Evals, short for LLM evaluations, are systematic tests that measure how well a language model or an LLM application performs on defined tasks, using automated metrics, graded rubrics, or human review to track quality, safety, and reliability.
What is Evals (LLM Evaluation)?
LLM evaluation is the process of turning a vague goal like better answers into measurable criteria. An eval set typically includes representative prompts, expected outputs, and a scoring method. For some tasks, exact match or structured checks are possible, such as verifying JSON validity or whether a tool call used the correct arguments.
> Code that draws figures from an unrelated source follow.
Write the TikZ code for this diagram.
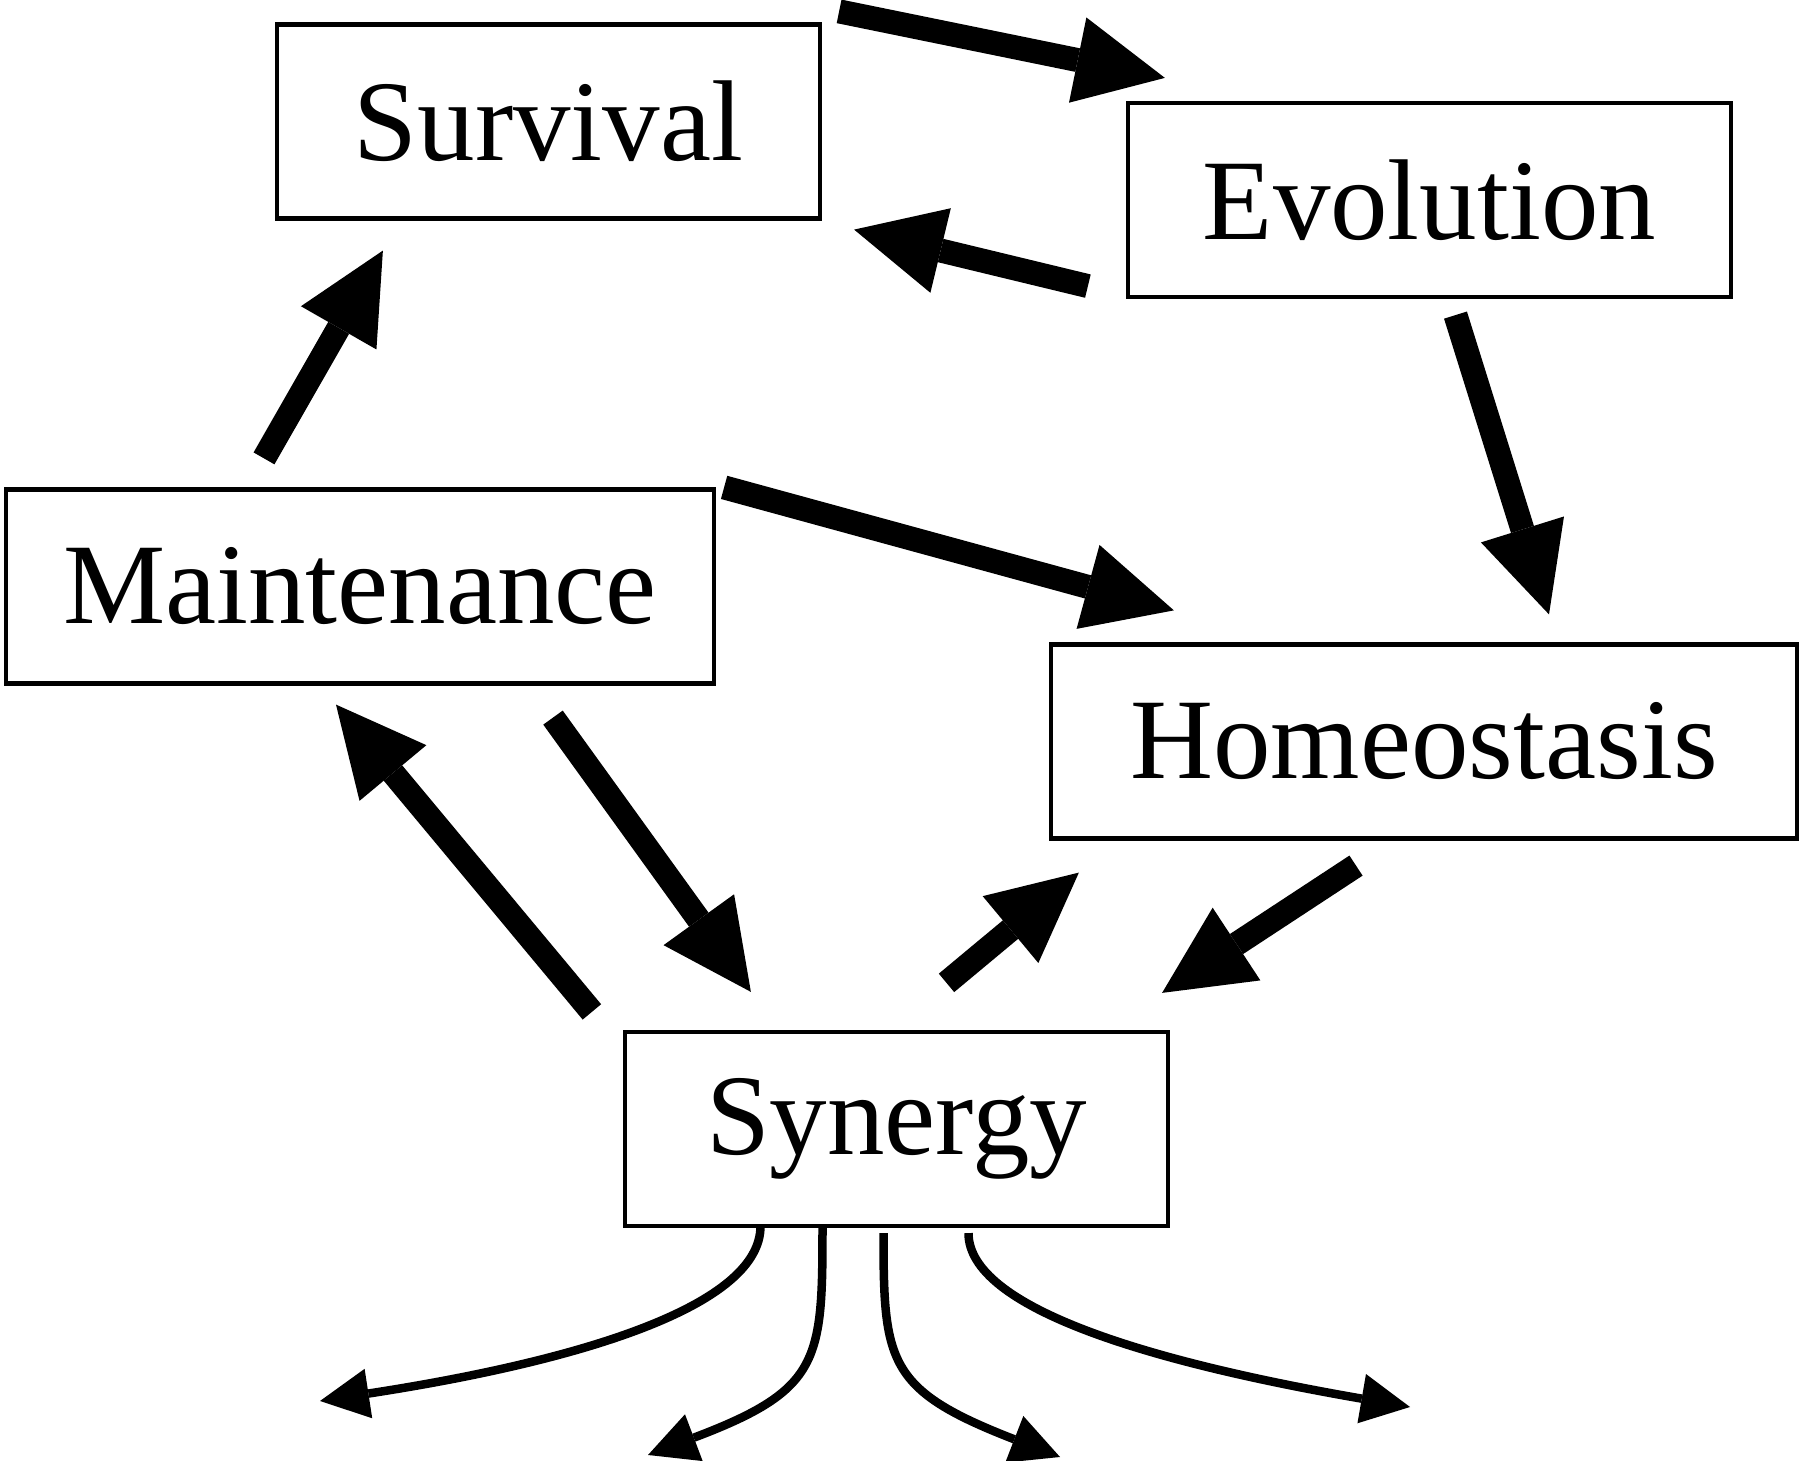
\documentclass[tikz,border=0pt]{standalone}
\usepackage{fontspec}
\setmainfont{Liberation Serif}
\usetikzlibrary{arrows.meta}

\begin{document}
\begin{tikzpicture}[
    box/.style={draw, line width=1.2pt, inner sep=0pt, minimum height=1.94cm,
      font=\fontsize{32.7}{39}\selectfont},
    bigarrow/.style={-{Triangle[length=0.89cm, width=0.87cm, line width=0pt]}, line width=0.24cm},
    thinarrow/.style={-{Triangle[length=0.49cm, width=0.5cm, line width=0pt]}, line width=0.085cm},
  ]
  \useasboundingbox (0,0) rectangle (18,-14.61);
  % concepts
  \node[box, minimum width=5.43cm] (surv)  at (5.485,-1.215) {Survival};
  \node[box, minimum width=6.03cm] (evol)  at (14.295,-2.0)  {Evolution};
  \node[box, minimum width=7.08cm] (maint) at (3.60,-5.865)  {Maintenance};
  \node[box, minimum width=7.46cm] (homeo) at (14.24,-7.415) {Homeostasis};
  \node[box, minimum width=5.43cm] (syn)   at (8.965,-11.29) {Synergy};
  % loop between the concepts
  \draw[bigarrow] ([shift={(0.17,0.11)}]surv.north east) -- ([shift={(0.39,0.23)}]evol.north west);
  \draw[bigarrow] ([shift={(-0.38,0.13)}]evol.south west) -- ([shift={(0.32,-0.09)}]surv.south east);
  \draw[bigarrow] ([shift={(0.26,-0.16)}]evol.south) -- ([shift={(1.25,0.28)}]homeo.north);
  \draw[bigarrow] ([shift={(0.08,0)}]maint.north east) -- ([shift={(1.25,0.32)}]homeo.north west);
  \draw[bigarrow] ([shift={(-0.96,0.29)}]maint.north) -- ([shift={(1.08,-0.30)}]surv.south west);
  \draw[bigarrow] ([shift={(-0.31,0.18)}]syn.north west) -- ([shift={(-0.24,-0.19)}]maint.south);
  \draw[bigarrow] ([shift={(1.93,-0.32)}]maint.south) -- ([shift={(1.28,0.38)}]syn.north west);
  \draw[bigarrow] ([shift={(0.50,0.47)}]syn.north) -- ([shift={(0.30,-0.32)}]homeo.south west);
  \draw[bigarrow] ([shift={(-0.68,-0.25)}]homeo.south) -- ([shift={(-0.08,0.37)}]syn.north east);
  % outputs of synergy
  \coordinate (out1) at (3.20,-14.01);
  \coordinate (out2) at (6.48,-14.55);
  \coordinate (out3) at (10.60,-14.57);
  \coordinate (out4) at (14.10,-14.07);
  \foreach \dx/\dy/\ay/\bx/\by/\endpt in {-1.36/0.02/-0.80/2.60/0.40/out1,
      -0.74/0/-1.33/1.72/0.65/out2, -0.13/-0.05/-1.29/-1.73/0.67/out3,
      0.72/-0.05/-0.75/-2.60/0.45/out4} {%
    \draw[thinarrow] ([shift={(\dx,\dy)}]syn.south) .. controls +(0,\ay) and +(\bx,\by) .. (\endpt);
  }
\end{tikzpicture}
\end{document}
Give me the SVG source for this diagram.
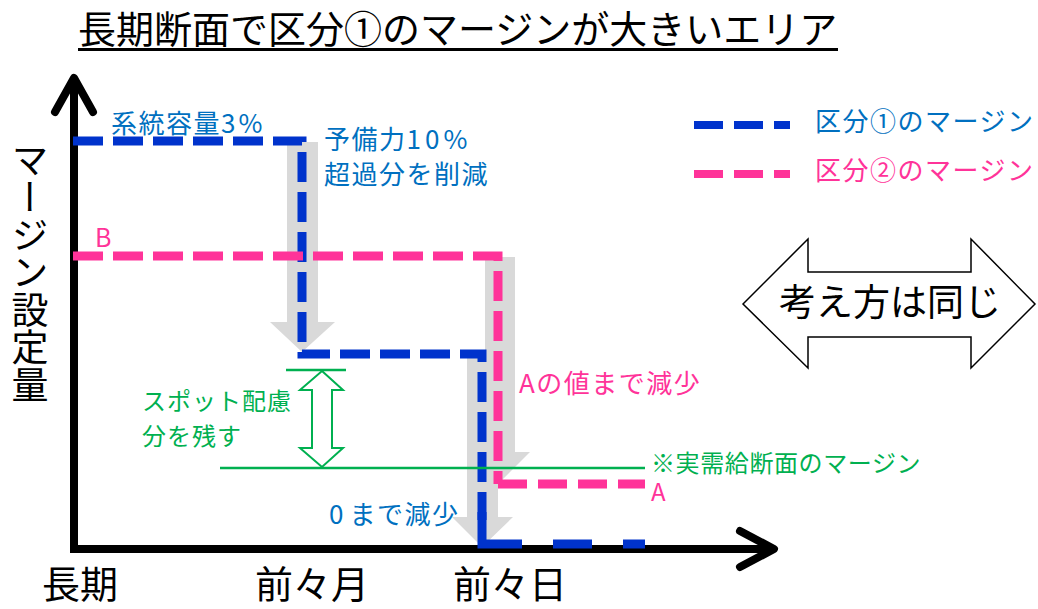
<svg xmlns="http://www.w3.org/2000/svg" width="1038" height="609" viewBox="0 0 1038 609">
<style>
text { font-family: "Noto Sans CJK JP", "Noto Sans", sans-serif; }
.k { fill:#000; font-size:38px; }
.bt { fill:#0070C0; font-size:26px; letter-spacing:1.5px; }
.pt { fill:#FF3399; font-size:26px; letter-spacing:1.5px; }
.gt { fill:#00B050; font-size:24px; letter-spacing:1px; }
.gray { fill:#D9D9D9; }
.bl { fill:none; stroke:#0033CC; stroke-width:9; stroke-dasharray:30 10; stroke-linejoin:miter; }
.pl { fill:none; stroke:#FF3399; stroke-width:9; stroke-dasharray:30 10; stroke-linejoin:miter; }
.ax { fill:none; stroke:#000; stroke-width:8; }
.gl { fill:none; stroke:#00B050; stroke-width:2.5; }
</style>
<rect width="1038" height="609" fill="#fff"/>

<g id="title">
  <text class="k" x="78" y="43">長期断面で区分①のマージンが大きいエリア</text>
  <line x1="78" y1="49.5" x2="838" y2="49.5" stroke="#000" stroke-width="3"/>
</g>

<g id="axes">
  <path class="ax" d="M74,80 V549 H772" stroke-linejoin="miter"/>
  <path class="ax" d="M55,112 L74,78 L93,112" stroke-linecap="round" stroke-linejoin="round"/>
  <path class="ax" d="M740,531 L774,549 L740,567" stroke-linecap="round" stroke-linejoin="round"/>
</g>

<g id="axis-labels">
  <text class="k" x="30" y="141" style="writing-mode:vertical-rl; font-size:37px; letter-spacing:0.5px">マージン設定量</text>
  <text class="k" x="42" y="598">長期</text>
  <text class="k" x="255" y="598">前々月</text>
  <text class="k" x="453" y="598">前々日</text>
</g>

<g id="connectors">
  <polygon class="gray" points="287,142 318,142 318,322 335,322 302,352 270,322 287,322"/>
  <polygon class="gray" points="485,257 515,257 515,452 530,452 500,482 469,452 485,452"/>
  <polygon class="gray" points="467,354 498,354 498,517 513,517 482,547 452,517 467,517"/>
  <path class="bl" d="M73,141 H302 V354 H482 V520"/>
  <path d="M482,512 V544 H522 M553,544 H592 M623,544 H645" stroke="#0033CC" stroke-width="9" fill="none" stroke-linejoin="miter"/>
  <path class="pl" d="M73,256 H498 V484"/>
  <path class="pl" d="M498,484 H645" style="stroke-dasharray:29 11"/>
  <line class="gl" x1="220" y1="468" x2="645" y2="468"/>
  <line class="gl" x1="286" y1="370" x2="346" y2="370"/>
  <polygon points="322,371 343,390 332,390 332,448 343,448 322,467 300,448 312,448 312,390 300,390" fill="#fff" stroke="#00B050" stroke-width="2"/>
</g>

<g id="legend">
  <line x1="694" y1="125" x2="790" y2="125" stroke="#0033CC" stroke-width="8" stroke-dasharray="29 11"/>
  <text class="bt" x="815" y="131">区分①のマージン</text>
  <line x1="694" y1="174" x2="790" y2="174" stroke="#FF3399" stroke-width="8" stroke-dasharray="29 11"/>
  <text class="pt" x="815" y="180">区分②のマージン</text>
</g>

<g id="same-idea">
  <polygon points="743,304 808,239 808,272 971,272 971,239 1035,304 971,368 971,337 808,337 808,368" fill="#fff" stroke="#000" stroke-width="1.5"/>
  <text class="k" x="779" y="316" style="font-size:37px">考え方は同じ</text>
</g>

<g id="labels">
  <text class="bt" x="111" y="133">系統容量<tspan style="letter-spacing:3px">3</tspan>%</text>
  <text class="bt" x="324" y="149">予備力<tspan style="letter-spacing:4px">10</tspan>%</text>
  <text class="bt" x="324" y="184">超過分を削減</text>
  <text class="bt" x="329" y="524"><tspan style="letter-spacing:6px">0</tspan>まで減少</text>
  <text class="pt" x="95" y="247" style="font-size:25px; letter-spacing:0">B</text>
  <text class="pt" x="519" y="393">Aの値まで減少</text>
  <text class="pt" x="651" y="501" style="font-size:24px; letter-spacing:0">A</text>
  <text class="gt" x="142" y="410">スポット配慮</text>
  <text class="gt" x="142" y="445">分を残す</text>
  <text class="gt" x="651" y="472" style="letter-spacing:0.6px">※実需給断面のマージン</text>
</g>
</svg>
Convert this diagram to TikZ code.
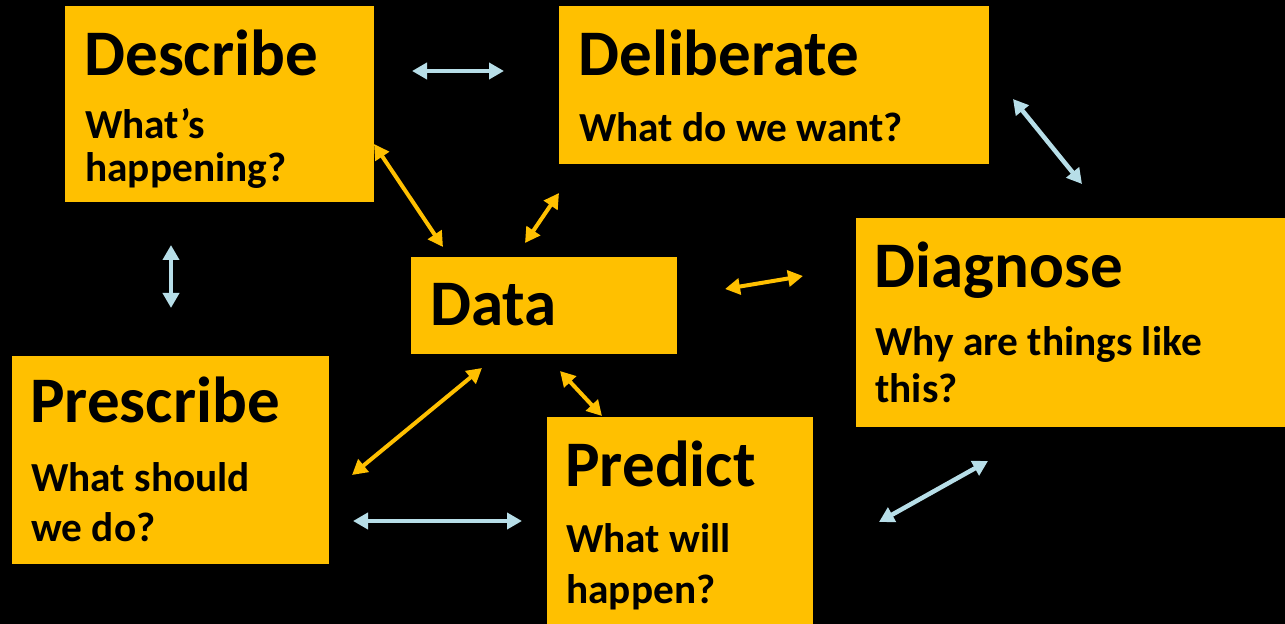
\documentclass[tikz,border=0pt]{standalone}
\usepackage{fontspec}
\setmainfont{Carlito}
\usetikzlibrary{arrows.meta}
\definecolor{boxorange}{HTML}{FFC000}
\definecolor{linkblue}{HTML}{B7DEE8}
\tikzset{
box/.style={ % orange panels
fill=boxorange,
inner sep=0pt},
title/.style={ % big word in each panel
anchor=base west,
inner sep=0pt,
font=\fontsize{37}{44}\bfseries\selectfont},
question/.style={ % question under the word, placed by its last line
anchor=base west,
inner sep=0pt,
align=left,
font=\fontsize{23.5}{28.5}\bfseries\selectfont},
blue link/.style={ % links between the panels
draw=linkblue,
line width=0.09cm,
{Triangle[length=0.3cm,width=0.32cm]}-{Triangle[length=0.3cm,width=0.32cm]}},
data link/.style={ % links to the data panel
draw=boxorange,
line width=0.08cm,
{Triangle[length=0.3cm,width=0.32cm]}-{Triangle[length=0.3cm,width=0.32cm]}}}

\begin{document}
\begin{tikzpicture}[x=0.02cm, y=-0.02cm]
\fill[black] (0,0) rectangle (1285,624);
% panels
\node[box, minimum width=6.18cm, minimum height=3.92cm] (describe) at (219.5,104) {};
\node[box, minimum width=8.6cm, minimum height=3.16cm] (deliberate) at (774,85) {};
\node[box, minimum width=8.58cm, minimum height=4.18cm] (diagnose) at (1070.5,322.5) {};
\node[box, minimum width=5.32cm, minimum height=1.94cm] (data) at (544,305.5) {};
\node[box, minimum width=6.34cm, minimum height=4.16cm] (prescribe) at (170.5,460) {};
\node[box, minimum width=5.32cm, minimum height=4.14cm] (predict) at (680,520.5) {};
% texts
\node[title] (describe title) at (84,76) {Describe};
\node[question, font=\fontsize{23.5}{25}\bfseries\selectfont] (describe q) at (85,182) {What’s\\happening?};
\node[title] (deliberate title) at (578,76) {Deliberate};
\node[question] (deliberate q) at (579,142) {What do we want?};
\node[title] (diagnose title) at (874,288) {Diagnose};
\node[question, font=\fontsize{23.5}{27.3}\bfseries\selectfont] (diagnose q) at (875,403) {Why are things like\\this?};
\node[title] (data title) at (430,326) {Data};
\node[title] (prescribe title) at (30,423) {Prescribe};
\node[question] (prescribe q) at (31,542) {What should\\we do?};
\node[title] (predict title) at (565,487) {Predict};
\node[question] (predict q) at (566,603) {What will\\happen?};
% arrow ends
\coordinate (describe east) at (412,71);
\coordinate (deliberate west) at (504,71);
\coordinate (deliberate south) at (1013,99);
\coordinate (diagnose north) at (1082,184);
\coordinate (describe south) at (171,245);
\coordinate (prescribe north) at (171,308);
\coordinate (diagnose south) at (988,461);
\coordinate (predict east) at (879,522);
\coordinate (prescribe east) at (353,521);
\coordinate (predict west) at (522,521);
\coordinate (describe corner) at (374,144);
\coordinate (data nw) at (443,247);
\coordinate (deliberate corner) at (559,193);
\coordinate (data n) at (525,243);
\coordinate (data e) at (725,289);
\coordinate (diagnose w) at (803,276);
\coordinate (data sw) at (482,368);
\coordinate (prescribe corner) at (352,475);
\coordinate (data s) at (560,371);
\coordinate (predict north) at (602,416);
% links
\draw[blue link] (describe east) -- (deliberate west);
\draw[blue link] (deliberate south) -- (diagnose north);
\draw[blue link] (describe south) -- (prescribe north);
\draw[blue link] (diagnose south) -- (predict east);
\draw[blue link] (prescribe east) -- (predict west);
\draw[data link] (describe corner) -- (data nw);
\draw[data link] (deliberate corner) -- (data n);
\draw[data link] (data e) -- (diagnose w);
\draw[data link] (data sw) -- (prescribe corner);
\draw[data link] (data s) -- (predict north);
\end{tikzpicture}
\end{document}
For open ended generation, evaluators may use semantic similarity, classifier based checks, or an LLM as a judge with a clear rubric.
Evals can be offline or online. Offline evals run on a fixed dataset to compare model versions, prompts, and retrieval pipelines before deployment. Online evals sample production traffic and combine user feedback, human review, and automated checks. Good evals are versioned, reproducible, and cover success and failure cases, including adversarial prompts, policy violations, and edge cases for long context or retrieval.
Where it is used and why it matters
Evals are used in prompt engineering, model selection, RAG tuning, and agent tool use testing. They matter because LLM systems can regress when you change a prompt, upgrade a model, adjust chunking, or modify tool schemas. Evals provide a quality gate for releases, help detect drift, and make tradeoffs explicit, such as accepting slightly lower creativity to gain factuality.
Types
- Task accuracy evals, such as QA correctness, classification F1, or tool call success rate.
- Safety evals, such as jailbreak resistance, toxicity, and privacy leakage checks.
- RAG evals, such as context relevance, citation support, and answer groundedness.
FAQs
1. What makes an eval reliable?
A reliable eval has representative data, clear rubrics, stable scoring, and is sensitive enough to detect meaningful regressions.
2. Can I use an LLM as a judge?
Yes, but you should define a rubric, control the judge model and prompt, and validate with human review to avoid bias or inconsistency.
3. How large should an eval set be?
Start with 50 to 200 high quality examples, then expand with real traffic and failure cases as your product evolves.
4. How do evals relate to A B testing?
Evals are controlled tests, while A B tests measure impact on real users. Many teams use evals to filter candidates before A B testing.